A screened cage the size of a shoebox with usually 3 pounds of bees, a can of sugar syrup and a queen in a box; used to ship your new colony of bees.

Pollen

A fine powdery substance, typically yellow, consisting of microscopic grains discharged from the male part of a flower. Collected by foragers.

Precocial foraging

Foraging behavior that is done by younger bees due to a major loss of regular aged foragers. Ex foragers continually dying, eventually nurse bees will be foraging, they also die (they are not as good at foraging) and the entire social structure of the hive collapses.

Propolis

A red or brown resinous substance collected by honey bees from tree buds, used by them to fill crevices and to seal and varnish honeycombs in an antibacterial coating.

Queen excluder

A sheet of evenly spaced metal bars that separates the super from the deep. The bars are spaced so that a worker can squeeze through and fill the super with honey but the queen cannot get into the super to lay eggs.

Royal Jelly

A substance secreted by honey bee workers and fed by them to larvae that are being raised as potential queen bees.

Super

Box always above the deep separated by the queen excluder. The “pantry” of the bees, should contain only nectar and honey; placed on the hive during the main nectar flow.

Supercedure

The replacement of an old or inferior queen bee by a young or superior. The supercedure cells looks like a peanut on the upper half of the frame.

Swarming

The process by which a new honey bee colony is formed when the queen bee leaves the colony with a large group of worker bees.

Trophallactic behavior

Exhibiting the exchange of regurgitated food that occurs between adults and larvae in colonies of social insects. Pest species can mimic this behavior (i.e. small hive beetle) with their antennae in order to induce regurgitation of honey from nurse bees.

Hive Jobs

Queen

Female, lays all the eggs in the hive, only one per hive.

Drone

Male, Haploid chromosomes, mates with virgin queens from other hives.

Worker Bee Jobs

Nurse Bee

1st Job; feeds larvae.

House Bee

2nd Job; cleans hive.

Guard Bee

3rd Job; guards entrance.

Forager

Last job; most dangerous, exits hive to collect nectar and pollen.

Types of Hives

Langstroth( Fig 1)

The traditional modern hive made of a wooden box with removable frames (with plastic or wax foundation) that are spaced so that bees build wax between them.

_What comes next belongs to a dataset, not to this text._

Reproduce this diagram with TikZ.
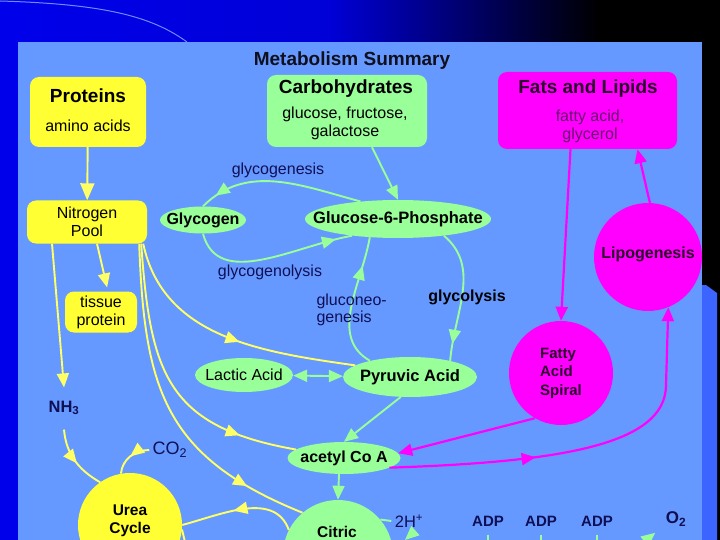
\documentclass[tikz,border=0pt]{standalone}
\usepackage{fontspec}
\setmainfont{Liberation Sans}
\usetikzlibrary{shapes.geometric,arrows.meta,decorations.markings}

\definecolor{slideblue}{RGB}{0,0,235}
\definecolor{bandblue}{RGB}{0,0,215}
\definecolor{panelblue}{RGB}{102,153,255}
\definecolor{stripblue}{RGB}{60,100,255}
\definecolor{streakblue}{RGB}{110,140,255}
\definecolor{protyellow}{RGB}{255,255,51}
\definecolor{lineyellow}{RGB}{255,255,102}
\definecolor{carbgreen}{RGB}{153,255,153}
\definecolor{fatpink}{RGB}{255,0,255}
\definecolor{fatdark}{RGB}{45,0,45}
\definecolor{fatsub}{RGB}{105,20,110}
\definecolor{labelnavy}{RGB}{15,15,85}
\definecolor{inkdark}{RGB}{15,15,30}

\begin{document}
\begin{tikzpicture}[x=1pt,y=-1pt,
  tri/.tip={Triangle[length=14pt,width=12pt]},
  bigtri/.tip={Triangle[length=17pt,width=14pt]},
  ttltxt/.style={font=\bfseries\fontsize{19}{24}\selectfont,text=inkdark},
  headtxt/.style={font=\bfseries\fontsize{19}{22}\selectfont},
  subtxt/.style={font=\fontsize{16}{18}\selectfont},
  lbltxt/.style={font=\fontsize{16}{17}\selectfont,text=labelnavy},
  boldtxt/.style={font=\bfseries\fontsize{16}{18}\selectfont},
  srcbox/.style={rectangle,rounded corners=9pt,inner sep=0pt},
  oval/.style={ellipse,fill=carbgreen,inner sep=0pt},
  blob/.style={circle,inner sep=0pt},
  yline/.style={draw=lineyellow,line width=1.9pt},
  gline/.style={draw=carbgreen,line width=1.9pt},
  mline/.style={draw=fatpink,line width=2.2pt},
  midtip/.style={postaction={decorate},
    decoration={markings,mark=at position #1 with {\arrow{tri}}}}]
  \clip (0,0) rectangle (720,540);
  % slide background: blue frame, dark gradient band, light panel
  \fill[slideblue] (0,0) rectangle (720,540);
  \shade[left color=slideblue,right color=bandblue] (0,0) rectangle (330,42);
  \shade[left color=bandblue,right color=black] (330,0) rectangle (600,42);
  \fill[black] (600,0) rectangle (720,42);
  \draw[streakblue,line width=1pt] (0,1) .. controls (100,4) and (150,15) .. (187,42);
  \fill[panelblue] (18,42) rectangle (702,540);

  \node[ttltxt] (ttl) at (352,61) {Metabolism Summary};

  % food groups
  \node[srcbox,fill=protyellow,minimum width=116pt,minimum height=70pt] (prot) at (88,112) {};
  \node[headtxt] (protH) at (88,96) {Proteins};
  \node[subtxt] (protS) at (88,126) {amino acids};
  \node[srcbox,fill=carbgreen,minimum width=160pt,minimum height=72pt] (carb) at (347,111) {};
  \node[headtxt] (carbH) at (346,89) {Carbohydrates};
  \node[subtxt,align=center] (carbS) at (345,123) {glucose, fructose,\\galactose};
  \node[srcbox,fill=fatpink,minimum width=179pt,minimum height=77pt] (fats) at (587.5,110.5) {};
  \node[headtxt,text=fatdark] (fatsH) at (588,89) {Fats and Lipids};
  \node[subtxt,text=fatsub,align=center] (fatsS) at (590,126) {fatty acid,\\glycerol};

  \node[srcbox,fill=protyellow,minimum width=120pt,minimum height=43pt,subtxt,align=center] (npool) at (87,222) {Nitrogen\\Pool};
  \node[srcbox,fill=protyellow,minimum width=72pt,minimum height=41pt,subtxt,align=center] (tissue) at (101,312) {tissue\\protein};

  % intermediates
  \node[oval,minimum width=86pt,minimum height=27pt,label={[boldtxt]center:Glycogen}] (glycogen) at (203,220) {};
  \node[oval,minimum width=186pt,minimum height=38pt,label={[boldtxt,font=\bfseries\fontsize{16.5}{18}\selectfont]center:Glucose-6-Phosphate}] (g6p) at (398,219) {};
  \node[oval,minimum width=98pt,minimum height=34pt,label={[subtxt]center:Lactic Acid}] (lactic) at (244,375) {};
  \node[oval,minimum width=134pt,minimum height=40pt,label={[boldtxt,font=\bfseries\fontsize{16.5}{18}\selectfont]center:Pyruvic Acid}] (pyr) at (410,377) {};
  \node[oval,minimum width=113pt,minimum height=32pt,label={[boldtxt]center:acetyl Co A}] (acetyl) at (344,458) {};

  \node[blob,fill=fatpink,minimum size=108pt,label={[boldtxt,text=fatdark,yshift=3pt]center:Lipogenesis}] (lipo) at (648,257) {};
  \node[blob,fill=fatpink,minimum size=104pt,label={[boldtxt,text=fatdark,align=left,font=\bfseries\fontsize{15}{18.5}\selectfont]center:{Fatty\\Acid\\Spiral}}] (spiral) at (561,373) {};
  % texts at the bottom edge raised a little so they are not cut off
  \node[blob,fill=protyellow,minimum size=104pt,label={[boldtxt,align=center,yshift=4pt,font=\bfseries\fontsize{15.5}{18}\selectfont]center:{Urea\\Cycle}}] (urea) at (130,525) {};
  \node[blob,fill=carbgreen,minimum size=110pt] (citric) at (338,555) {};
  \node[boldtxt,font=\bfseries\fontsize{15.5}{18}\selectfont] (citricT) at (337,532) {Citric};

  % small molecules
  \node[boldtxt,font=\bfseries\fontsize{16.5}{18}\selectfont,text=labelnavy] (nh3) at (64,408) {NH\textsubscript{3}};
  \node[lbltxt,font=\fontsize{18}{20}\selectfont] (co2) at (170,450) {CO\textsubscript{2}};
  \node[lbltxt,font=\fontsize{16.5}{18}\selectfont] (h2) at (409,521) {2H\textsuperscript{+}};
  \node[boldtxt,font=\bfseries\fontsize{15}{18}\selectfont,text=labelnavy] (adp1) at (488,521) {ADP};
  \node[boldtxt,font=\bfseries\fontsize{15}{18}\selectfont,text=labelnavy] (adp2) at (541,521) {ADP};
  \node[boldtxt,font=\bfseries\fontsize{15}{18}\selectfont,text=labelnavy] (adp3) at (597,521) {ADP};
  \node[boldtxt,font=\bfseries\fontsize{17}{18}\selectfont,text=labelnavy] (o2) at (676,519) {O\textsubscript{2}};
  \coordinate (foot) at (0,546);
  \coordinate (h2arr) at (405,540);
  \coordinate (o2foot) at (636,548);
  \coordinate (ureaBot) at (186,546);

  % nitrogen branch
  \draw[yline,-{bigtri}] (prot) -- (npool);
  \draw[yline,-{tri}] ([xshift=-35pt]npool.south) -- ([yshift=10pt]nh3.north);
  \draw[yline,-{tri},shorten >=4pt] ([xshift=10pt]npool.south) -- ([xshift=7pt]tissue.north);
  \draw[yline,midtip=0.55] ([xshift=-4pt]npool.south east) to[out=-78,in=172] (pyr.168);
  \draw[yline,midtip=0.8] ([xshift=-6pt]npool.south east) to[out=-86,in=170,looseness=1.3] (acetyl.170);
  \draw[yline,midtip=0.82] ([xshift=-8pt]npool.south east) to[out=-88,in=158,looseness=1.2] (citric.130);
  \draw[yline,midtip=0.55] ([yshift=-11pt]nh3.south) to[out=-85,in=150] (urea.125);
  \draw[yline,midtip=0.5] (co2.west) to[out=180,in=85] (urea.100);
  \draw[yline,midtip=0.55] (citric.153) to[out=110,in=15] (urea.0);
  \draw[yline] (urea.-5) -- (ureaBot);

  % carbohydrate branch
  \draw[gline,-{tri}] ([xshift=25pt]carb.south) -- (g6p.north);
  \draw[gline,midtip=0.9] (g6p.155) to[out=165,in=45] (glycogen.north);
  \draw[gline,midtip=0.9] (glycogen.south) to[out=-75,in=190] (g6p.200);
  \draw[gline,midtip=0.87] (g6p.-20) to[out=-40,in=85] (pyr.22);
  \draw[gline,midtip=0.78] (pyr.158) to[out=150,in=-100] (g6p.213);
  \draw[gline,{tri}-{tri}] (lactic) -- (pyr);
  \draw[gline,-{tri}] (pyr.245) -- (acetyl.north);
  \draw[gline,-{tri}] ([xshift=-5pt]acetyl.south) -- (citric.north);
  \draw[gline] (citric.40) -- (h2.west);
  \draw[gline,-{tri}] ([xshift=6pt]h2.south) -- (h2arr);
  \draw[gline] ([yshift=-5pt]adp1.south) -- (adp1.south |- foot);
  \draw[gline] ([yshift=-5pt]adp2.south) -- (adp2.south |- foot);
  \draw[gline] ([yshift=-5pt]adp3.south) -- (adp3.south |- foot);
  \draw[gline,-{tri}] (o2foot) -- ([xshift=-7pt,yshift=-3pt]o2.south west);

  % fat branch
  \draw[mline,-{tri}] ([xshift=-17pt]fats.south) -- (spiral.north);
  \draw[mline,-{tri}] (lipo.88) -- ([xshift=50pt]fats.south);
  \draw[mline,-{tri}] (spiral.240) -- (acetyl.5);
  \draw[mline,midtip=0.38,-{tri}] (acetyl.-12) .. controls (560,462) and (666,445) .. (666,385) -- (lipo.-68);

  % process names, set after the arrows so they sit on top of them
  \node[lbltxt] (glycogenesis) at (278,170) {glycogenesis};
  \node[lbltxt] (glycogenolysis) at (270,272) {glycogenolysis};
  \node[lbltxt,align=left,anchor=west] (gluconeo) at (313,310) {gluconeo-\\genesis};
  \node[boldtxt,text=black] (glycolysis) at (467,297) {glycolysis};

  % right edge of the slide, drawn last so it trims the Lipogenesis disc
  \fill[black] (702,0) rectangle (720,540);
  \fill[stripblue] (702,285) -- (706,285) -- (717,293) -- (717,540) -- (702,540) -- cycle;
\end{tikzpicture}
\end{document}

There are 10 frame Langstroths, and 8 frame Langstroths, as well as some beekeepers that only use medium sized boxes for their whole hive. The hive is oriented vertically and additional boxes are added on top.

Top Bar (Fig 2)

Hive with no foundation frames, just pieces of wood for bees to build wax downward from. The hive is oriented horizontally and additional space is made by moving a divider.

Warre (Fig 3)

Hive made of a wooden box with a moisture quilt in the roof area and foundationless top bars (like a vertical top bar hive) or modified frames. The hive is oriented vertically and additional boxes are usually added on the bottom.

Flow Hive

Is only a honey super, Langstroth deeps must still be purchased or built to house the bees and brood.

Long Hive

A horizontal hive box built to fit Langstroth frames.

Skep Hive(Fig 4)

The rounded wicker hive usually seen in pictures from the middle ages. Because it does not have removable frames, it is not considered a legal way to keep honey bees.